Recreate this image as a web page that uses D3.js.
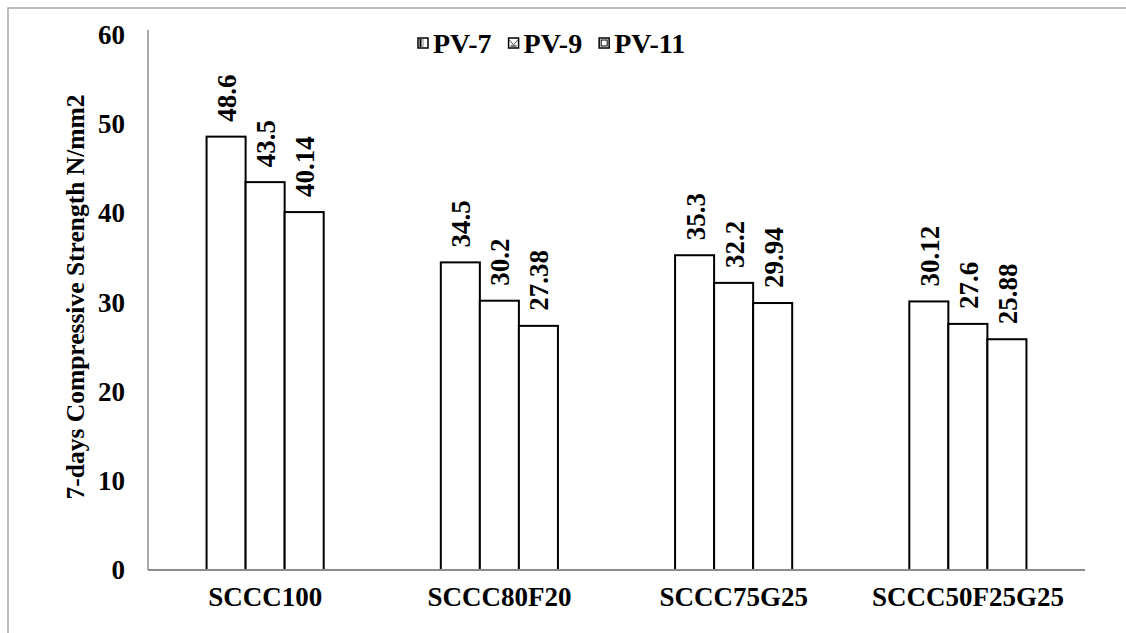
<!DOCTYPE html>
<html>
<head>
<meta charset="utf-8">
<script src="https://cdn.jsdelivr.net/npm/d3@7"></script>
<style>
  html, body { margin: 0; padding: 0; background: #fff; }
  svg { display: block; }
  text { font-family: "Liberation Serif", "Times New Roman", serif; font-weight: bold; fill: #000; }
</style>
</head>
<body>
<svg id="chart" width="1126" height="633"></svg>
<script>
// Mix designs along the x axis
const categories = ["SCCC100", "SCCC80F20", "SCCC75G25", "SCCC50F25G25"];
// Series (PV ratio) names
const seriesNames = ["PV-7", "PV-9", "PV-11"];
// 7-day compressive strength (N/mm2), one array per series
const pv7  = [48.6, 34.5, 35.3, 30.12];
const pv9  = [43.5, 30.2, 32.2, 27.6];
const pv11 = [40.14, 27.38, 29.94, 25.88];
const seriesValues = [pv7, pv9, pv11];
// Y axis ticks
const yTicks = [0, 10, 20, 30, 40, 50, 60];
const yTitle = "7-days Compressive Strength N/mm2";

const svg = d3.select("#chart");
const W = 1126, H = 633;
const plotLeft = 148, plotRight = 1085, plotTop = 35, plotBottom = 570;
const fontSize = 27;

// outer frame
svg.append("rect")
  .attr("x", 8).attr("y", 8).attr("width", W + 20).attr("height", H + 20)
  .attr("fill", "none").attr("stroke", "#a6a6a6").attr("stroke-width", 1.5);

const x0 = d3.scaleBand().domain(categories).range([plotLeft, plotRight]).padding(0);
const x1 = d3.scaleBand().domain(seriesNames)
  .range([x0.bandwidth() * 0.25, x0.bandwidth() * 0.75]).padding(0);
const y = d3.scaleLinear().domain([0, 60]).range([plotBottom, plotTop]);

// y tick labels
const yAxis = d3.axisLeft(y).tickValues(yTicks).tickSize(0).tickPadding(0);
const gy = svg.append("g").attr("transform", `translate(${plotLeft - 23},0)`).call(yAxis);
gy.select(".domain").remove();
gy.selectAll("text")
  .style("font-family", "'Liberation Serif', serif")
  .style("font-weight", "bold")
  .style("font-size", fontSize + "px")
  .attr("fill", "#000");

// y axis line
svg.append("line").attr("x1", plotLeft).attr("x2", plotLeft).attr("y1", 30).attr("y2", plotBottom)
  .attr("stroke", "#8c8c8c").attr("stroke-width", 1.5);

// bars
const groups = svg.append("g").selectAll("g")
  .data(categories)
  .join("g")
  .attr("transform", d => `translate(${x0(d)},0)`);

const rows = (c, ci) => seriesNames.map((s, si) => ({ s, v: seriesValues[si][ci] }));

groups.selectAll("rect")
  .data(rows)
  .join("rect")
  .attr("x", d => x1(d.s))
  .attr("y", d => y(d.v))
  .attr("width", x1.bandwidth())
  .attr("height", d => y(0) - y(d.v))
  .attr("fill", "#fff")
  .attr("stroke", "#000")
  .attr("stroke-width", 2);

// value labels, rotated, above each bar
groups.selectAll("text.val")
  .data(rows)
  .join("text")
  .attr("class", "val")
  .attr("transform", d => `translate(${x1(d.s) + x1.bandwidth() / 2 + 1},${y(d.v) - 15}) rotate(-90)`)
  .attr("dominant-baseline", "central")
  .style("font-size", fontSize + "px")
  .text(d => String(d.v));

// baseline
svg.append("line").attr("x1", plotLeft).attr("x2", plotRight).attr("y1", plotBottom).attr("y2", plotBottom)
  .attr("stroke", "#8c8c8c").attr("stroke-width", 2);

// category labels
const xAxis = d3.axisBottom(x0).tickSize(0).tickPadding(0);
const gx = svg.append("g").attr("transform", `translate(0,${plotBottom + 36})`).call(xAxis);
gx.select(".domain").remove();
gx.selectAll("text")
  .style("font-family", "'Liberation Serif', serif")
  .style("font-weight", "bold")
  .style("font-size", fontSize + "px")
  .attr("dy", 0)
  .attr("fill", "#000");

// y axis title
svg.append("text")
  .attr("transform", `translate(75,297) rotate(-90)`)
  .attr("text-anchor", "middle")
  .attr("dominant-baseline", "central")
  .style("font-size", "25.5px")
  .text(yTitle);

// legend
const legendSize = 28;
const legend = svg.append("g").attr("transform", "translate(418,43)");
let lx = 0;
seriesNames.forEach((name, i) => {
  const g = legend.append("g").attr("transform", `translate(${lx},0)`);
  g.append("rect").attr("x", 0).attr("y", -5).attr("width", 10).attr("height", 10)
    .attr("fill", "#fff").attr("stroke", "#000").attr("stroke-width", 1.5);
  if (i === 0) {
    g.append("rect").attr("x", 1.5).attr("y", -4).attr("width", 2).attr("height", 8).attr("fill", "#000");
    g.append("line").attr("x1", 5).attr("x2", 5).attr("y1", -4).attr("y2", 4).attr("stroke", "#666").attr("stroke-width", 0.8);
  } else if (i === 1) {
    g.append("path").attr("d", "M1,-3 L5,2 L9,-3").attr("fill", "none").attr("stroke", "#555").attr("stroke-width", 1);
    g.append("rect").attr("x", 2).attr("y", 2).attr("width", 6).attr("height", 2).attr("fill", "#777");
  } else {
    g.append("rect").attr("x", 2).attr("y", -3).attr("width", 6).attr("height", 6)
      .attr("fill", "none").attr("stroke", "#000").attr("stroke-width", 1);
  }
  const t = g.append("text").attr("x", 15).attr("y", 0)
    .attr("dominant-baseline", "central")
    .style("font-size", legendSize + "px")
    .text(name);
  lx += 15 + t.node().getComputedTextLength() + 17;
});
</script>
</body>
</html>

=-=-=-=-=

_What the task requires_
Reproduce each line exactly as it appears, omitting the pictures.

_Exercise solution_
Recreate this image as a web page that uses D3.js.
<!DOCTYPE html>
<html>
<head>
<meta charset="utf-8">
<script src="https://cdn.jsdelivr.net/npm/d3@7"></script>
<style>
  html, body { margin: 0; padding: 0; background: #fff; }
  svg { display: block; }
  text { font-family: "Liberation Serif", "Times New Roman", serif; font-weight: bold; fill: #000; }
</style>
</head>
<body>
<svg id="chart" width="1126" height="633"></svg>
<script>
// Mix designs along the x axis
const categories = ["SCCC100", "SCCC80F20", "SCCC75G25", "SCCC50F25G25"];
// Series (PV ratio) names
const seriesNames = ["PV-7", "PV-9", "PV-11"];
// 7-day compressive strength (N/mm2), one array per series
const pv7  = [48.6, 34.5, 35.3, 30.12];
const pv9  = [43.5, 30.2, 32.2, 27.6];
const pv11 = [40.14, 27.38, 29.94, 25.88];
const seriesValues = [pv7, pv9, pv11];
// Y axis ticks
const yTicks = [0, 10, 20, 30, 40, 50, 60];
const yTitle = "7-days Compressive Strength N/mm2";

const svg = d3.select("#chart");
const W = 1126, H = 633;
const plotLeft = 148, plotRight = 1085, plotTop = 35, plotBottom = 570;
const fontSize = 27;

// outer frame
svg.append("rect")
  .attr("x", 8).attr("y", 8).attr("width", W + 20).attr("height", H + 20)
  .attr("fill", "none").attr("stroke", "#a6a6a6").attr("stroke-width", 1.5);

const x0 = d3.scaleBand().domain(categories).range([plotLeft, plotRight]).padding(0);
const x1 = d3.scaleBand().domain(seriesNames)
  .range([x0.bandwidth() * 0.25, x0.bandwidth() * 0.75]).padding(0);
const y = d3.scaleLinear().domain([0, 60]).range([plotBottom, plotTop]);

// y tick labels
const yAxis = d3.axisLeft(y).tickValues(yTicks).tickSize(0).tickPadding(0);
const gy = svg.append("g").attr("transform", `translate(${plotLeft - 23},0)`).call(yAxis);
gy.select(".domain").remove();
gy.selectAll("text")
  .style("font-family", "'Liberation Serif', serif")
  .style("font-weight", "bold")
  .style("font-size", fontSize + "px")
  .attr("fill", "#000");

// y axis line
svg.append("line").attr("x1", plotLeft).attr("x2", plotLeft).attr("y1", 30).attr("y2", plotBottom)
  .attr("stroke", "#8c8c8c").attr("stroke-width", 1.5);

// bars
const groups = svg.append("g").selectAll("g")
  .data(categories)
  .join("g")
  .attr("transform", d => `translate(${x0(d)},0)`);

const rows = (c, ci) => seriesNames.map((s, si) => ({ s, v: seriesValues[si][ci] }));

groups.selectAll("rect")
  .data(rows)
  .join("rect")
  .attr("x", d => x1(d.s))
  .attr("y", d => y(d.v))
  .attr("width", x1.bandwidth())
  .attr("height", d => y(0) - y(d.v))
  .attr("fill", "#fff")
  .attr("stroke", "#000")
  .attr("stroke-width", 2);

// value labels, rotated, above each bar
groups.selectAll("text.val")
  .data(rows)
  .join("text")
  .attr("class", "val")
  .attr("transform", d => `translate(${x1(d.s) + x1.bandwidth() / 2 + 1},${y(d.v) - 15}) rotate(-90)`)
  .attr("dominant-baseline", "central")
  .style("font-size", fontSize + "px")
  .text(d => String(d.v));

// baseline
svg.append("line").attr("x1", plotLeft).attr("x2", plotRight).attr("y1", plotBottom).attr("y2", plotBottom)
  .attr("stroke", "#8c8c8c").attr("stroke-width", 2);

// category labels
const xAxis = d3.axisBottom(x0).tickSize(0).tickPadding(0);
const gx = svg.append("g").attr("transform", `translate(0,${plotBottom + 36})`).call(xAxis);
gx.select(".domain").remove();
gx.selectAll("text")
  .style("font-family", "'Liberation Serif', serif")
  .style("font-weight", "bold")
  .style("font-size", fontSize + "px")
  .attr("dy", 0)
  .attr("fill", "#000");

// y axis title
svg.append("text")
  .attr("transform", `translate(75,297) rotate(-90)`)
  .attr("text-anchor", "middle")
  .attr("dominant-baseline", "central")
  .style("font-size", "25.5px")
  .text(yTitle);

// legend
const legendSize = 28;
const legend = svg.append("g").attr("transform", "translate(418,43)");
let lx = 0;
seriesNames.forEach((name, i) => {
  const g = legend.append("g").attr("transform", `translate(${lx},0)`);
  g.append("rect").attr("x", 0).attr("y", -5).attr("width", 10).attr("height", 10)
    .attr("fill", "#fff").attr("stroke", "#000").attr("stroke-width", 1.5);
  if (i === 0) {
    g.append("rect").attr("x", 1.5).attr("y", -4).attr("width", 2).attr("height", 8).attr("fill", "#000");
    g.append("line").attr("x1", 5).attr("x2", 5).attr("y1", -4).attr("y2", 4).attr("stroke", "#666").attr("stroke-width", 0.8);
  } else if (i === 1) {
    g.append("path").attr("d", "M1,-3 L5,2 L9,-3").attr("fill", "none").attr("stroke", "#555").attr("stroke-width", 1);
    g.append("rect").attr("x", 2).attr("y", 2).attr("width", 6).attr("height", 2).attr("fill", "#777");
  } else {
    g.append("rect").attr("x", 2).attr("y", -3).attr("width", 6).attr("height", 6)
      .attr("fill", "none").attr("stroke", "#000").attr("stroke-width", 1);
  }
  const t = g.append("text").attr("x", 15).attr("y", 0)
    .attr("dominant-baseline", "central")
    .style("font-size", legendSize + "px")
    .text(name);
  lx += 15 + t.node().getComputedTextLength() + 17;
});
</script>
</body>
</html>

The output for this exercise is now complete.